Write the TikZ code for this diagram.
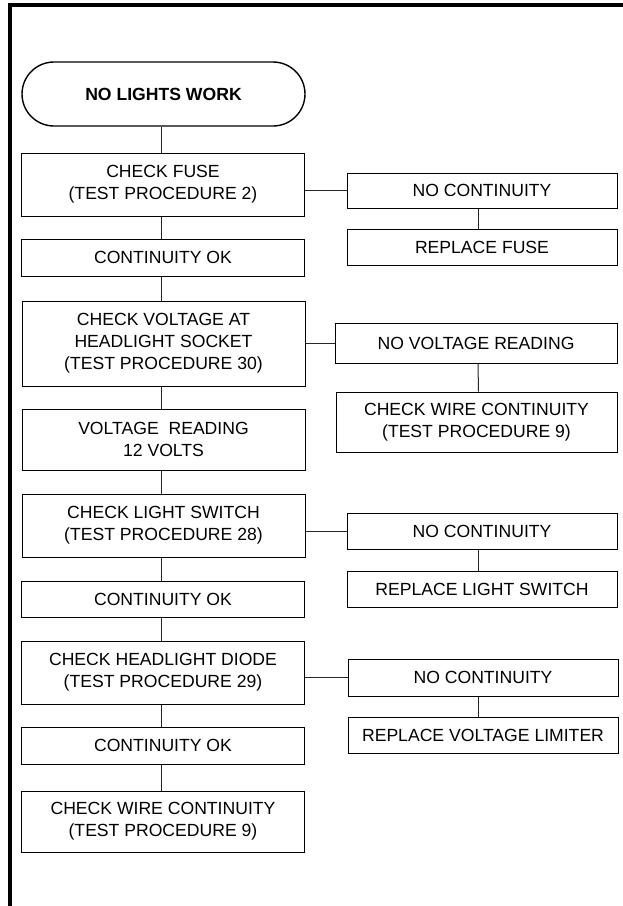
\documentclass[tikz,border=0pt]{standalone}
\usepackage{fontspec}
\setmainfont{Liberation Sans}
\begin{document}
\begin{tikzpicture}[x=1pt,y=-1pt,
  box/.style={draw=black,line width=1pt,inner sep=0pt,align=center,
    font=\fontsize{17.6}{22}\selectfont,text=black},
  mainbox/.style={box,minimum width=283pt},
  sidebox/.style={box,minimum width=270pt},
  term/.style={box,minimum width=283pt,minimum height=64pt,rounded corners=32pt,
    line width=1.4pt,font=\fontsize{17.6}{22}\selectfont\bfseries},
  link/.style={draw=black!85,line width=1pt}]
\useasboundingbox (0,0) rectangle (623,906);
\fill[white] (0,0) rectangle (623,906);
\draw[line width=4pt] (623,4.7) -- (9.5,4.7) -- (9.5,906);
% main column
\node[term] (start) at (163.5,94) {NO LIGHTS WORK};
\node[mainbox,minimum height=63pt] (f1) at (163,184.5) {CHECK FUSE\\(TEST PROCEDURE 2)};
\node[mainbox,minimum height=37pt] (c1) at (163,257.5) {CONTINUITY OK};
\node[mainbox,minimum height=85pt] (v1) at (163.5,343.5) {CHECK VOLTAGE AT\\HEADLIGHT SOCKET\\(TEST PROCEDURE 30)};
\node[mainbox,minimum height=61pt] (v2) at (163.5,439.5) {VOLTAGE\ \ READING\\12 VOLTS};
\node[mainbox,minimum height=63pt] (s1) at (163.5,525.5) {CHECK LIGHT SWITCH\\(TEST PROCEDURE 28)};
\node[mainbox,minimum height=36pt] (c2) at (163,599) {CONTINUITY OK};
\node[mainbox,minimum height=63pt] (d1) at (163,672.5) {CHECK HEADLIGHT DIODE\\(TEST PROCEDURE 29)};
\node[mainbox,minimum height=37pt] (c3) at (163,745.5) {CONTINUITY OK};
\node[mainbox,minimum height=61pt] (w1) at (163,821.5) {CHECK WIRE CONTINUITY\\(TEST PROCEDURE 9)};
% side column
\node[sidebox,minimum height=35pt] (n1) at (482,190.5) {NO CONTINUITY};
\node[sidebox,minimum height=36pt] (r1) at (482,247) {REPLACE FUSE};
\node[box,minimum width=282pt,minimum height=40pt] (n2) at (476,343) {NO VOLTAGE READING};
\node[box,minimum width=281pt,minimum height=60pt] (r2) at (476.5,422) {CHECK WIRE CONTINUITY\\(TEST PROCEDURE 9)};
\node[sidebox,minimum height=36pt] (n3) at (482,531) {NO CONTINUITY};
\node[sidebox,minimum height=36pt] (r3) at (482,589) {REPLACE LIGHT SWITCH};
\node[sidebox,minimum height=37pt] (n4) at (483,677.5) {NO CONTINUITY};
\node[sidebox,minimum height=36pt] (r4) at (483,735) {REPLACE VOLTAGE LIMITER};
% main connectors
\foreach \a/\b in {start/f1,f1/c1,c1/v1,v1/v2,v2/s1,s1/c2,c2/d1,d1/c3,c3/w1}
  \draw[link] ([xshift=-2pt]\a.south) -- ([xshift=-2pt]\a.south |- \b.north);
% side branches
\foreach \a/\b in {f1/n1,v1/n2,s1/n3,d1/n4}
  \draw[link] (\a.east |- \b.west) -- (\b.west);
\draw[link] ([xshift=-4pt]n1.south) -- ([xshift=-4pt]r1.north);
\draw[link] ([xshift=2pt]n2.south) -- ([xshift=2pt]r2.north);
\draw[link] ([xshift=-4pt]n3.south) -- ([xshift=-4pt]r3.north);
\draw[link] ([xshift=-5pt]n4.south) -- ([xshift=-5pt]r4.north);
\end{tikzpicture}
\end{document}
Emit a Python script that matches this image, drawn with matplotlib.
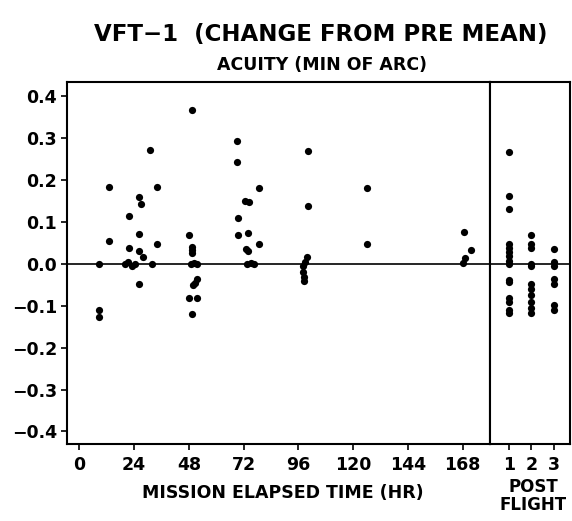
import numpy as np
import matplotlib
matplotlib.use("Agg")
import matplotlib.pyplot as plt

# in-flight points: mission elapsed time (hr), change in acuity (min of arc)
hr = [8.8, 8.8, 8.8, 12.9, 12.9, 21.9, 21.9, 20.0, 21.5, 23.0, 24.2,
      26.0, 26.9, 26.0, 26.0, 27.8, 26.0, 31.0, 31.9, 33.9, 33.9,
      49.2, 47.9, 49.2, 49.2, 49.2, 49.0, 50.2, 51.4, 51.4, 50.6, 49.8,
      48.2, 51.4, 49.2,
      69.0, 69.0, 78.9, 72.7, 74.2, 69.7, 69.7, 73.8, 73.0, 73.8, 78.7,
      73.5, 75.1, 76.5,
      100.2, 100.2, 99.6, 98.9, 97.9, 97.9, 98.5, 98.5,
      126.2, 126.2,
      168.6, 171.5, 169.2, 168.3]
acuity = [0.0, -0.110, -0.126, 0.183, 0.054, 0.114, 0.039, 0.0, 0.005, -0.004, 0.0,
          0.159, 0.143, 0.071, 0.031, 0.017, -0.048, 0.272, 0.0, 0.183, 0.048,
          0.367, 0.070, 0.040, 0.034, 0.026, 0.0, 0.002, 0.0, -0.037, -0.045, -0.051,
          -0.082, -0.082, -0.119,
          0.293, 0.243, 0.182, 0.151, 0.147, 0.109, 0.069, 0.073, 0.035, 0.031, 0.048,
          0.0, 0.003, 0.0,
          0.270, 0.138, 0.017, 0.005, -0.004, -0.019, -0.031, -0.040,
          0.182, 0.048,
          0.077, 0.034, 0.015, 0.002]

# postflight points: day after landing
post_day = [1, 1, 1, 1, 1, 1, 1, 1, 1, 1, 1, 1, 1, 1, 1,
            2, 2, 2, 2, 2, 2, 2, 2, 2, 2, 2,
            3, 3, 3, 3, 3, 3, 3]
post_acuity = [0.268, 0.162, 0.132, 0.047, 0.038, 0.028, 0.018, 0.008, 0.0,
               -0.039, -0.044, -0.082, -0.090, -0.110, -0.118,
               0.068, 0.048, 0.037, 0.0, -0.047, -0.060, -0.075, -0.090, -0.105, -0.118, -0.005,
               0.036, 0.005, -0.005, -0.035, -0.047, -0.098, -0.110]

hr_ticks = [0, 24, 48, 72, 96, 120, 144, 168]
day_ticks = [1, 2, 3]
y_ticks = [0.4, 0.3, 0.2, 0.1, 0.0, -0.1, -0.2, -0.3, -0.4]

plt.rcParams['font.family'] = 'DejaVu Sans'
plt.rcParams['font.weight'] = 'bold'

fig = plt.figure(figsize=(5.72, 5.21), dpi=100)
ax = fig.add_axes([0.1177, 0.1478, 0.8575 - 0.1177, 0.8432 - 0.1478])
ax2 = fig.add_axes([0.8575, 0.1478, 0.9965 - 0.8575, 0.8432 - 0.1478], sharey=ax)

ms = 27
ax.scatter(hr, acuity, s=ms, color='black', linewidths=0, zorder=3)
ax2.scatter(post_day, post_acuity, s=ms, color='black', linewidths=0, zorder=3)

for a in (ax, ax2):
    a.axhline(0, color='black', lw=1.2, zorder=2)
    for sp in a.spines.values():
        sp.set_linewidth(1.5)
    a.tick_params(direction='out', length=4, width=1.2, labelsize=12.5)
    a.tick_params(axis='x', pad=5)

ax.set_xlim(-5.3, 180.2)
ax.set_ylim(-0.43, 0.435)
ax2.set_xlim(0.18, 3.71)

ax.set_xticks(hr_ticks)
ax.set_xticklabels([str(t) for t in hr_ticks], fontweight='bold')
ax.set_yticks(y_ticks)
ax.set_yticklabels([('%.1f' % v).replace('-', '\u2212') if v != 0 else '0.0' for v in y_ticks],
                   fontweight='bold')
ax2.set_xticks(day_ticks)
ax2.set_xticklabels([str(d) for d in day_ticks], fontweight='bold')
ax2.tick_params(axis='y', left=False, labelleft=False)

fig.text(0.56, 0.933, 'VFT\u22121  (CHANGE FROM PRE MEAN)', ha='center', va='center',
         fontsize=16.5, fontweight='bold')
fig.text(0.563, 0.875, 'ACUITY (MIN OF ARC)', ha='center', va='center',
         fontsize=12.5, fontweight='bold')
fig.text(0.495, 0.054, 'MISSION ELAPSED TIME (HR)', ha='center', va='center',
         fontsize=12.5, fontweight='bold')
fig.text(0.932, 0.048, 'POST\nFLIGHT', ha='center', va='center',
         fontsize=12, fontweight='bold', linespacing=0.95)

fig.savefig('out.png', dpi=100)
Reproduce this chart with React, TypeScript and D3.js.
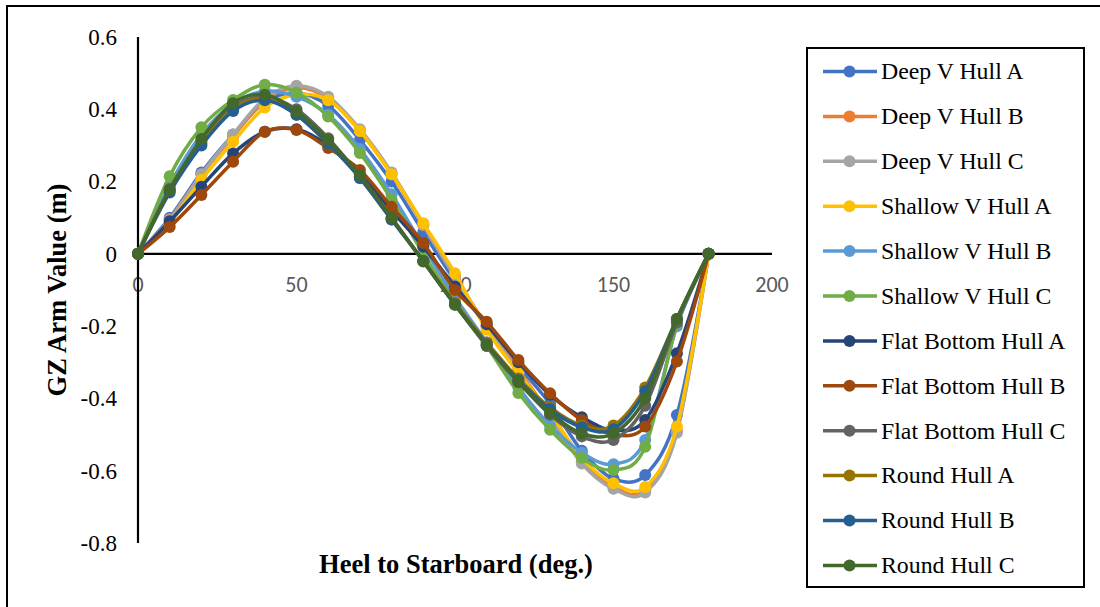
-*-
- EXERCISE AIM
Above are records; repeat only the lines from the line with "Emit a Python" through the line with "y_ticks = [0.4, 0.3, 0.2, 0.1, 0.0, -0.1, -0.2, -0.3, -0.4]", and leave pictures out.

- WRITTEN SOLUTION
Emit a Python script that matches this image, drawn with matplotlib.
import numpy as np
import matplotlib
matplotlib.use("Agg")
import matplotlib.pyplot as plt

# in-flight points: mission elapsed time (hr), change in acuity (min of arc)
hr = [8.8, 8.8, 8.8, 12.9, 12.9, 21.9, 21.9, 20.0, 21.5, 23.0, 24.2,
      26.0, 26.9, 26.0, 26.0, 27.8, 26.0, 31.0, 31.9, 33.9, 33.9,
      49.2, 47.9, 49.2, 49.2, 49.2, 49.0, 50.2, 51.4, 51.4, 50.6, 49.8,
      48.2, 51.4, 49.2,
      69.0, 69.0, 78.9, 72.7, 74.2, 69.7, 69.7, 73.8, 73.0, 73.8, 78.7,
      73.5, 75.1, 76.5,
      100.2, 100.2, 99.6, 98.9, 97.9, 97.9, 98.5, 98.5,
      126.2, 126.2,
      168.6, 171.5, 169.2, 168.3]
acuity = [0.0, -0.110, -0.126, 0.183, 0.054, 0.114, 0.039, 0.0, 0.005, -0.004, 0.0,
          0.159, 0.143, 0.071, 0.031, 0.017, -0.048, 0.272, 0.0, 0.183, 0.048,
          0.367, 0.070, 0.040, 0.034, 0.026, 0.0, 0.002, 0.0, -0.037, -0.045, -0.051,
          -0.082, -0.082, -0.119,
          0.293, 0.243, 0.182, 0.151, 0.147, 0.109, 0.069, 0.073, 0.035, 0.031, 0.048,
          0.0, 0.003, 0.0,
          0.270, 0.138, 0.017, 0.005, -0.004, -0.019, -0.031, -0.040,
          0.182, 0.048,
          0.077, 0.034, 0.015, 0.002]

# postflight points: day after landing
post_day = [1, 1, 1, 1, 1, 1, 1, 1, 1, 1, 1, 1, 1, 1, 1,
            2, 2, 2, 2, 2, 2, 2, 2, 2, 2, 2,
            3, 3, 3, 3, 3, 3, 3]
post_acuity = [0.268, 0.162, 0.132, 0.047, 0.038, 0.028, 0.018, 0.008, 0.0,
               -0.039, -0.044, -0.082, -0.090, -0.110, -0.118,
               0.068, 0.048, 0.037, 0.0, -0.047, -0.060, -0.075, -0.090, -0.105, -0.118, -0.005,
               0.036, 0.005, -0.005, -0.035, -0.047, -0.098, -0.110]

hr_ticks = [0, 24, 48, 72, 96, 120, 144, 168]
day_ticks = [1, 2, 3]
y_ticks = [0.4, 0.3, 0.2, 0.1, 0.0, -0.1, -0.2, -0.3, -0.4]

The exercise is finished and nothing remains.